[START MATERIAL FOR THE TASK]

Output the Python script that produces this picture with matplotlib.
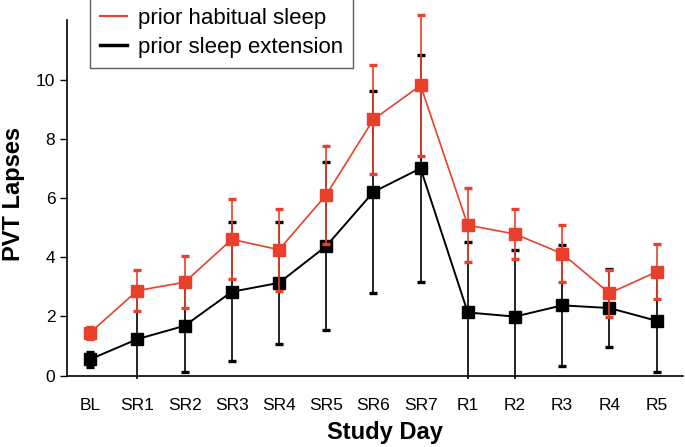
import numpy as np
import matplotlib
matplotlib.use("Agg")
import matplotlib.pyplot as plt
from matplotlib.lines import Line2D

plt.rcParams.update({"font.family": ["Liberation Sans", "DejaVu Sans"]})

days = ["BL", "SR1", "SR2", "SR3", "SR4", "SR5", "SR6", "SR7",
        "R1", "R2", "R3", "R4", "R5"]

# prior habitual sleep (mean, error)
habit_mean = [1.45, 2.87, 3.15, 4.60, 4.25, 6.10, 8.65, 9.80, 5.08, 4.78, 4.12, 2.78, 3.50]
habit_err = [0.20, 0.68, 0.88, 1.35, 1.38, 1.65, 1.85, 2.39, 1.25, 0.84, 0.97, 0.80, 0.93]

# prior sleep extension (mean, error)
ext_mean = [0.55, 1.23, 1.68, 2.83, 3.13, 4.37, 6.20, 7.00, 2.13, 1.99, 2.37, 2.28, 1.85]
ext_err = [0.25, 1.50, 1.57, 2.35, 2.07, 2.83, 3.42, 3.83, 2.39, 2.25, 2.05, 1.31, 1.73]

RED = "#e8402a"

fig = plt.figure(figsize=(6.85, 4.47), dpi=100)
ax = fig.add_axes([0.098, 0.152, 0.899, 0.829])

x = np.arange(len(days))

ax.errorbar(x, ext_mean, yerr=ext_err, color="black", marker="s", ms=8,
            lw=1.4, elinewidth=1.2, capsize=3, capthick=2.4, zorder=2)
ax.errorbar(x, habit_mean, yerr=habit_err, color=RED, marker="s", ms=8,
            lw=1.2, elinewidth=1.2, capsize=3, capthick=2.4, zorder=3)

ax.set_xlim(-0.49, 12.56)
ax.set_ylim(-0.12, 12.4)
ax.spines["top"].set_visible(False)
ax.spines["right"].set_visible(False)
ax.spines["bottom"].set_position(("data", 0))
ax.spines["left"].set_bounds(0, 12)
ax.spines["left"].set_linewidth(1.2)
ax.spines["bottom"].set_linewidth(1.2)

ax.set_yticks([0, 2, 4, 6, 8, 10])
ax.set_xticks(x)
ax.set_xticklabels(days)
ax.tick_params(axis="x", length=0, pad=16, labelsize=12.5)
ax.tick_params(axis="y", length=5, width=1, labelsize=12.5)

ax.set_ylabel("PVT Lapses", fontsize=17, fontweight="bold", labelpad=8)
fig.text(0.562, 0.033, "Study Day", fontsize=17, fontweight="bold",
         ha="center", va="center")

h = [Line2D([], [], color=RED, lw=1.5), Line2D([], [], color="black", lw=2.5)]
leg = ax.legend(h, ["prior habitual sleep", "prior sleep extension"],
                loc="upper left", bbox_to_anchor=(90 / 685, 1.005),
                bbox_transform=fig.transFigure, borderaxespad=0,
                fontsize=16, frameon=True, fancybox=False,
                handlelength=1.2, handletextpad=0.5, labelspacing=0.35,
                borderpad=0.45)
leg.get_frame().set_edgecolor("#333333")
leg.get_frame().set_linewidth(1.0)

fig.savefig("out.png", dpi=100)
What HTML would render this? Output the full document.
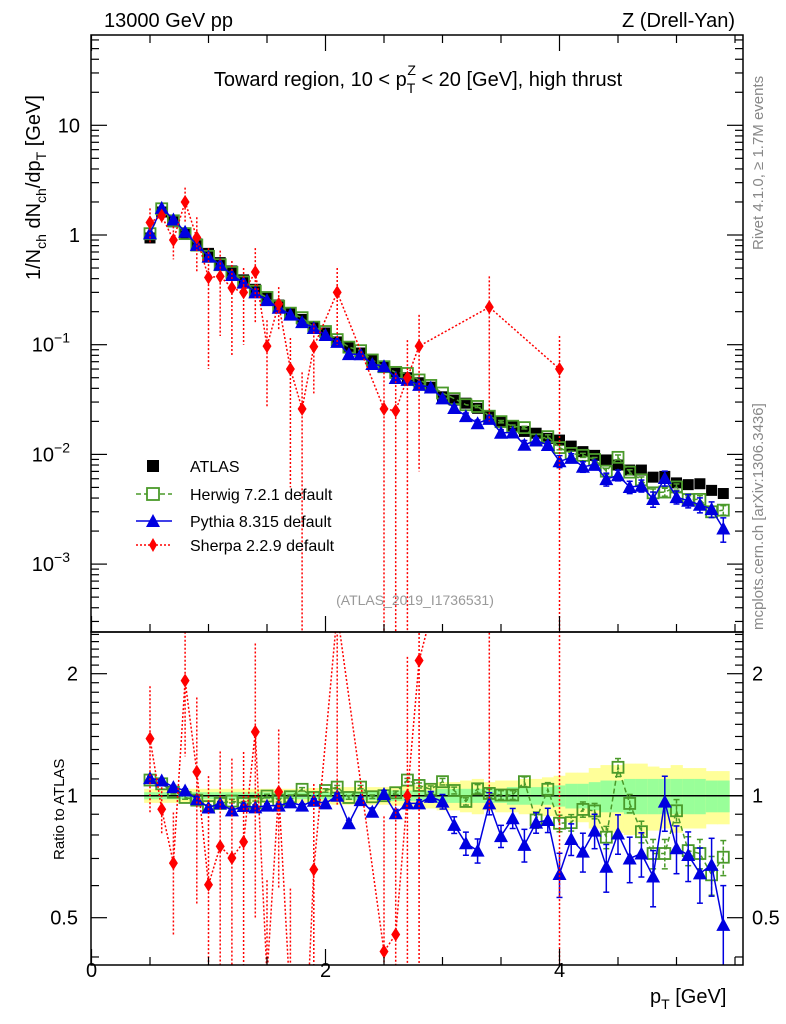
<!DOCTYPE html>
<html><head><meta charset="utf-8"><style>
html,body{margin:0;padding:0;background:#fff;width:786px;height:1024px;overflow:hidden;}
svg{display:block;font-family:"Liberation Sans",Arial,sans-serif;}
</style></head><body>
<svg id="chart" width="786" height="1024" viewBox="0 0 786 1024" xmlns="http://www.w3.org/2000/svg">
<defs>
<clipPath id="clipMain"><rect x="91" y="35" width="652" height="597"/></clipPath>
<clipPath id="clipRatio"><rect x="91" y="632" width="652" height="333"/></clipPath>
</defs>
<g id="bands" clip-path="url(#clipRatio)"></g>
<g id="ratioMarks" clip-path="url(#clipRatio)"></g>
<g id="mainMarks" clip-path="url(#clipMain)"></g>
<g id="axes"></g>
<text x="104" y="27" font-size="20">13000 GeV pp</text>
<text x="735" y="27" font-size="20" text-anchor="end">Z (Drell-Yan)</text>
<text x="418" y="86" font-size="20" text-anchor="middle">Toward region, 10 &lt; p<tspan dy="7" font-size="14">T</tspan><tspan dx="-8" dy="-18" font-size="14">Z</tspan><tspan dy="11"> &lt; 20 [GeV], high thrust</tspan></text>
<text transform="translate(40,280) rotate(-90)" font-size="20">1/N<tspan dy="6" font-size="14">ch</tspan><tspan dy="-6"> dN</tspan><tspan dy="6" font-size="14">ch</tspan><tspan dy="-6">/dp</tspan><tspan dy="6" font-size="14">T</tspan><tspan dy="-6"> [GeV]</tspan></text>
<text transform="translate(763,250) rotate(-90)" font-size="15" fill="#888">Rivet 4.1.0, ≥ 1.7M events</text>
<text transform="translate(763,630) rotate(-90)" font-size="15" fill="#888">mcplots.cern.ch [arXiv:1306.3436]</text>
<text x="415" y="605" font-size="14" fill="#999" text-anchor="middle">(ATLAS_2019_I1736531)</text>
<text transform="translate(64,860) rotate(-90)" font-size="15">Ratio to ATLAS</text>
<text x="650" y="1003" font-size="20">p<tspan dy="6" font-size="14">T</tspan><tspan dy="-6"> [GeV]</tspan></text>
<g id="legend">
<rect x="147" y="460" width="12" height="12" fill="#000"/>
<text x="190" y="472" font-size="16">ATLAS</text>
<line x1="136" y1="494" x2="172" y2="494" stroke="#4a9a2a" stroke-width="1.5" stroke-dasharray="5,3"/>
<rect x="147" y="488" width="12" height="12" fill="#fff" stroke="#4a9a2a" stroke-width="1.8"/>
<text x="190" y="500" font-size="16">Herwig 7.2.1 default</text>
<line x1="136" y1="521" x2="172" y2="521" stroke="#0000e0" stroke-width="1.5"/>
<polygon points="153,514 160,527 146,527" fill="#0000e0"/>
<text x="190" y="527" font-size="16">Pythia 8.315 default</text>
<line x1="136" y1="545" x2="172" y2="545" stroke="#f00" stroke-width="1.5" stroke-dasharray="2,2"/>
<polygon points="153,538 157,545 153,552 149,545" fill="#f00"/>
<text x="190" y="551" font-size="16">Sherpa 2.2.9 default</text>
</g>
</svg>
<script>
// ---- data ----
const xVals = [0.5,0.6,0.7,0.8,0.9,1.0,1.1,1.2,1.3,1.4,1.5,1.6,1.7,1.8,1.9,2.0,2.1,2.2,2.3,2.4,2.5,2.6,2.7,2.8,2.9,3.0,3.1,3.2,3.3,3.4,3.5,3.6,3.7,3.8,3.9,4.0,4.1,4.2,4.3,4.4,4.5,4.6,4.7,4.8,4.9,5.0,5.1,5.2,5.3,5.4];
const atlas = [0.94,1.62,1.32,1.04,0.83,0.68,0.56,0.47,0.39,0.32,0.27,0.23,0.195,0.17,0.146,0.128,0.106,0.096,0.084,0.073,0.063,0.055,0.05,0.045,0.041,0.0335,0.0313,0.0293,0.0263,0.022,0.0198,0.018,0.0162,0.0156,0.014,0.0135,0.0119,0.0106,0.0098,0.0089,0.008,0.0072,0.0072,0.0062,0.0063,0.0055,0.0053,0.0054,0.0047,0.0044];
const herwigRatio = [1.093,1.07,1.02,0.99,0.975,0.94,0.957,0.97,0.957,0.96,0.998,0.975,0.994,1.037,0.99,1.03,1.05,0.99,1.05,0.994,1.0,1.017,1.093,1.06,1.037,1.083,1.03,0.968,1.04,1.013,1.004,1.004,1.083,0.871,1.037,0.855,0.858,0.925,0.917,0.79,1.175,0.957,0.815,0.72,0.72,0.918,0.732,0.72,0.638,0.705];
const herwigErr = [0.01,0.01,0.01,0.01,0.01,0.01,0.01,0.01,0.01,0.01,0.01,0.01,0.01,0.01,0.01,0.01,0.01,0.01,0.01,0.01,0.01,0.01,0.01,0.015,0.02,0.02,0.02,0.02,0.025,0.025,0.025,0.025,0.03,0.04,0.04,0.04,0.04,0.04,0.04,0.05,0.06,0.05,0.05,0.06,0.06,0.06,0.06,0.06,0.07,0.07];
const pythiaRatio = [1.105,1.09,1.05,1.03,0.98,0.935,0.957,0.92,0.943,0.936,0.945,0.945,0.963,0.945,0.972,0.957,1.0,0.855,0.975,0.913,1.01,0.905,0.957,0.957,0.994,0.967,0.847,0.763,0.732,0.957,0.795,0.88,0.756,0.858,0.871,0.641,0.782,0.728,0.82,0.668,0.807,0.7,0.72,0.632,0.967,0.742,0.714,0.643,0.675,0.48];
const pythiaErr = [0.01,0.01,0.01,0.01,0.01,0.01,0.01,0.01,0.01,0.01,0.01,0.01,0.01,0.01,0.01,0.01,0.015,0.015,0.015,0.02,0.02,0.02,0.02,0.02,0.03,0.04,0.04,0.05,0.05,0.06,0.05,0.05,0.07,0.05,0.06,0.08,0.07,0.08,0.08,0.09,0.09,0.09,0.09,0.1,0.15,0.1,0.1,0.1,0.11,0.12];
const sherpa = [1.3,1.5,0.9,2.0,0.95,0.41,0.42,0.33,0.3,0.46,0.097,0.235,0.06,0.026,0.096,null,0.3,null,null,null,0.026,0.025,0.05,0.097,null,null,null,null,null,0.22,null,null,null,null,null,0.06,null,null,null,null,null,null,null,null,null,null,null,null,null,null];
const sherpaErr = [0.45,0.2,0.3,0.7,0.5,0.35,0.3,0.25,0.2,0.3,0.07,0.1,0.055,0.03,0.06,null,0.2,null,null,null,0.03,0.03,0.06,0.09,null,null,null,null,null,0.2,null,null,null,null,null,0.06,null,null,null,null,null,null,null,null,null,null,null,null,null,null];
const bandTotal = [0.04,0.04,0.04,0.04,0.04,0.04,0.04,0.04,0.04,0.04,0.04,0.04,0.04,0.04,0.045,0.045,0.05,0.05,0.05,0.05,0.05,0.055,0.06,0.06,0.07,0.08,0.08,0.09,0.1,0.08,0.09,0.09,0.1,0.1,0.11,0.12,0.14,0.14,0.17,0.19,0.19,0.2,0.2,0.18,0.17,0.19,0.17,0.17,0.15,0.15];
const bandStat = [0.02,0.02,0.02,0.02,0.02,0.02,0.02,0.02,0.02,0.02,0.02,0.02,0.02,0.02,0.02,0.02,0.025,0.025,0.025,0.025,0.025,0.03,0.03,0.03,0.03,0.04,0.04,0.04,0.04,0.04,0.04,0.05,0.05,0.05,0.05,0.06,0.07,0.07,0.08,0.09,0.09,0.1,0.1,0.1,0.1,0.1,0.1,0.1,0.09,0.09];
const xTicks = [0,2,4];
const yMainTicks = [10,1,0.1,0.01,0.001];
const yMainTickLabels = ["10","1","10^-1","10^-2","10^-3"];
const yRatioTicks = [2,1,0.5];

// ---- axes ----
const NS = "http://www.w3.org/2000/svg";
const L=91,R=743,T=35,MB=632,RB=965;
function X(v){return 91.5+v*117;}
function Y(v){return 235-Math.log10(v)*109.7;}
function RY(r){return 795.7-Math.log2(r)*122;}
function mk(parent,tag,attrs){const e=document.createElementNS(NS,tag);for(const k in attrs)e.setAttribute(k,attrs[k]);parent.appendChild(e);return e;}
const axes=document.getElementById('axes'),mainG=document.getElementById('mainMarks'),ratioG=document.getElementById('ratioMarks'),bandG=document.getElementById('bands');

let f1=mk(axes,'rect',{x:L,y:T,width:R-L,height:MB-T,fill:'none',stroke:'#000','stroke-width':1.5});


let f2=mk(axes,'rect',{x:L,y:MB,width:R-L,height:RB-MB,fill:'none',stroke:'#000','stroke-width':1.5});



for(let v=0;v<=5.5;v+=0.5){
  const big=Math.abs(v-Math.round(v))<1e-6 && Math.round(v)%2===0;
  const len=big?16:8,x=X(v);
  for(const yb of [MB,RB]) mk(axes,'line',{x1:x,y1:yb,x2:x,y2:yb-len,stroke:'#000','stroke-width':1.2});
  mk(axes,'line',{x1:x,y1:T,x2:x,y2:T+len,stroke:'#000','stroke-width':1.2});
}
xTicks.forEach(v=>{const t=mk(axes,'text',{x:X(v),y:977,'font-size':20,'text-anchor':'middle'});t.textContent=v;

});

for(let d=-4;d<=1;d++){for(let m=1;m<=9;m++){const v=m*Math.pow(10,d);const y=Y(v);if(y<T||y>MB)continue;const len=m===1?16:8;
mk(axes,'line',{x1:L,y1:y,x2:L+len,y2:y,stroke:'#000','stroke-width':1.2});
mk(axes,'line',{x1:R,y1:y,x2:R-len,y2:y,stroke:'#000','stroke-width':1.2});}}
yMainTicks.forEach((v,i)=>{const lab=yMainTickLabels[i];const t=mk(axes,'text',{x:80,y:Y(v)+7,'font-size':20,'text-anchor':'end'});


if(lab.includes('^')){const p=lab.split('^');t.setAttribute('x',70);t.textContent=p[0];const s=document.createElementNS(NS,'tspan');s.setAttribute('dy',-9);s.setAttribute('font-size',14);s.textContent=p[1].replace('-','−');t.appendChild(s);}else t.textContent=lab;});

for(let v=0.4;v<=2.51;v+=0.1){const y=RY(v);if(y<MB||y>RB)continue;const maj=yRatioTicks.some(t=>Math.abs(t-v)<1e-6);const len=maj?16:8;
mk(axes,'line',{x1:L,y1:y,x2:L+len,y2:y,stroke:'#000','stroke-width':1.2});
mk(axes,'line',{x1:R,y1:y,x2:R-len,y2:y,stroke:'#000','stroke-width':1.2});}
yRatioTicks.forEach(v=>{for(const [x,a] of [[78,'end'],[752,'start']]){const t=mk(axes,'text',{x:x,y:RY(v)+7,'font-size':20,'text-anchor':a});t.textContent=v;

}});

xVals.forEach((xv,i)=>{const x0=X(xv-0.05),w=X(0.1)-X(0);
const yb=mk(bandG,'rect',{x:x0,y:RY(1+bandTotal[i]),width:w+0.5,height:RY(1-bandTotal[i])-RY(1+bandTotal[i]),fill:'#ffff99'});


const gb=mk(bandG,'rect',{x:x0,y:RY(1+bandStat[i]),width:w+0.5,height:RY(1-bandStat[i])-RY(1+bandStat[i]),fill:'#99ff99'});

});
mk(bandG,'line',{x1:L,y1:RY(1),x2:R,y2:RY(1),stroke:'#000','stroke-width':1.5});

function sq(g,x,y,s,fill,stroke){return mk(g,'rect',{x:x-s/2,y:y-s/2,width:s,height:s,fill:fill,stroke:stroke||'none','stroke-width':1.8});}
function tri(g,x,y,c){return mk(g,'polygon',{points:`${x},${y-7} ${x+7},${y+6} ${x-7},${y+6}`,fill:c});}
function dia(g,x,y){return mk(g,'polygon',{points:`${x},${y-7} ${x+4.5},${y} ${x},${y+7} ${x-4.5},${y}`,fill:'#f00'});}
function err(g,x,y1,y2,c,dash){const a={x1:x,y1:y1,x2:x,y2:y2,stroke:c,'stroke-width':1.5};if(dash)a['stroke-dasharray']=dash;mk(g,'line',a);
mk(g,'line',{x1:x-3,y1:y1,x2:x+3,y2:y1,stroke:c,'stroke-width':1.5});mk(g,'line',{x1:x-3,y1:y2,x2:x+3,y2:y2,stroke:c,'stroke-width':1.5});}
function poly(g,pts,c,dash){const a={points:pts.map(p=>p.join(',')).join(' '),fill:'none',stroke:c,'stroke-width':1.5};if(dash)a['stroke-dasharray']=dash;return mk(g,'polyline',a);}

xVals.forEach((xv,i)=>{const s=sq(mainG,X(xv),Y(atlas[i]),11,'#000');

});
const hw=xVals.map((xv,i)=>[X(xv),Y(atlas[i]*herwigRatio[i])]);
poly(mainG,hw,'#4a9a2a','5,3');
xVals.forEach((xv,i)=>{const v=atlas[i]*herwigRatio[i],e=atlas[i]*herwigErr[i];if(herwigErr[i]>0.02)err(mainG,X(xv),Y(v+e),Y(v-e),'#4a9a2a','4,2');
const s=sq(mainG,X(xv),Y(v),11,'none','#4a9a2a');

});
const py=xVals.map((xv,i)=>[X(xv),Y(atlas[i]*pythiaRatio[i])]);
poly(mainG,py,'#0000e0');
xVals.forEach((xv,i)=>{const v=atlas[i]*pythiaRatio[i],e=atlas[i]*pythiaErr[i];if(pythiaErr[i]>0.02)err(mainG,X(xv),Y(v+e),Y(v-e),'#0000e0');
const t=tri(mainG,X(xv),Y(v),'#0000e0');

});
const shIdx=xVals.map((x,i)=>i).filter(i=>sherpa[i]!==null);
poly(mainG,shIdx.map(i=>[X(xVals[i]),Y(sherpa[i])]),'#f00','2,2');
shIdx.forEach(i=>{const v=sherpa[i],e=sherpaErr[i];const lo=v-e>0?Y(v-e):MB+10;
mk(mainG,'line',{x1:X(xVals[i]),y1:Y(v+e),x2:X(xVals[i]),y2:lo,stroke:'#f00','stroke-width':1.5,'stroke-dasharray':'2,2'});
const d=dia(mainG,X(xVals[i]),Y(v));

});

poly(ratioG,xVals.map((xv,i)=>[X(xv),RY(herwigRatio[i])]),'#4a9a2a','5,3');
xVals.forEach((xv,i)=>{const r=herwigRatio[i],e=herwigErr[i];err(ratioG,X(xv),RY(r+e),RY(r-e),'#4a9a2a','4,2');
const s=sq(ratioG,X(xv),RY(r),11,'none','#4a9a2a');

});
poly(ratioG,xVals.map((xv,i)=>[X(xv),RY(pythiaRatio[i])]),'#0000e0');
xVals.forEach((xv,i)=>{const r=pythiaRatio[i],e=pythiaErr[i];err(ratioG,X(xv),RY(r+e),RY(r-e),'#0000e0');
const t=tri(ratioG,X(xv),RY(r),'#0000e0');

});
poly(ratioG,shIdx.map(i=>[X(xVals[i]),RY(sherpa[i]/atlas[i])]),'#f00','2,2');
shIdx.forEach(i=>{const r=sherpa[i]/atlas[i],e=sherpaErr[i]/atlas[i];const lo=r-e>0.3?RY(r-e):RB+10;
mk(ratioG,'line',{x1:X(xVals[i]),y1:RY(r+e),x2:X(xVals[i]),y2:lo,stroke:'#f00','stroke-width':1.5,'stroke-dasharray':'2,2'});
const d=dia(ratioG,X(xVals[i]),RY(r));

});
</script>
</body></html>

[END MATERIAL FOR THE TASK]

TASK REQUIREMENTS: In the entries above, find the line that contains "x = np.arange(len(days))", then repeat exactly every line from the first one through that line, with no pictures.

COMPLETE RESPONSE:
Output the Python script that produces this picture with matplotlib.
import numpy as np
import matplotlib
matplotlib.use("Agg")
import matplotlib.pyplot as plt
from matplotlib.lines import Line2D

plt.rcParams.update({"font.family": ["Liberation Sans", "DejaVu Sans"]})

days = ["BL", "SR1", "SR2", "SR3", "SR4", "SR5", "SR6", "SR7",
        "R1", "R2", "R3", "R4", "R5"]

# prior habitual sleep (mean, error)
habit_mean = [1.45, 2.87, 3.15, 4.60, 4.25, 6.10, 8.65, 9.80, 5.08, 4.78, 4.12, 2.78, 3.50]
habit_err = [0.20, 0.68, 0.88, 1.35, 1.38, 1.65, 1.85, 2.39, 1.25, 0.84, 0.97, 0.80, 0.93]

# prior sleep extension (mean, error)
ext_mean = [0.55, 1.23, 1.68, 2.83, 3.13, 4.37, 6.20, 7.00, 2.13, 1.99, 2.37, 2.28, 1.85]
ext_err = [0.25, 1.50, 1.57, 2.35, 2.07, 2.83, 3.42, 3.83, 2.39, 2.25, 2.05, 1.31, 1.73]

RED = "#e8402a"

fig = plt.figure(figsize=(6.85, 4.47), dpi=100)
ax = fig.add_axes([0.098, 0.152, 0.899, 0.829])

x = np.arange(len(days))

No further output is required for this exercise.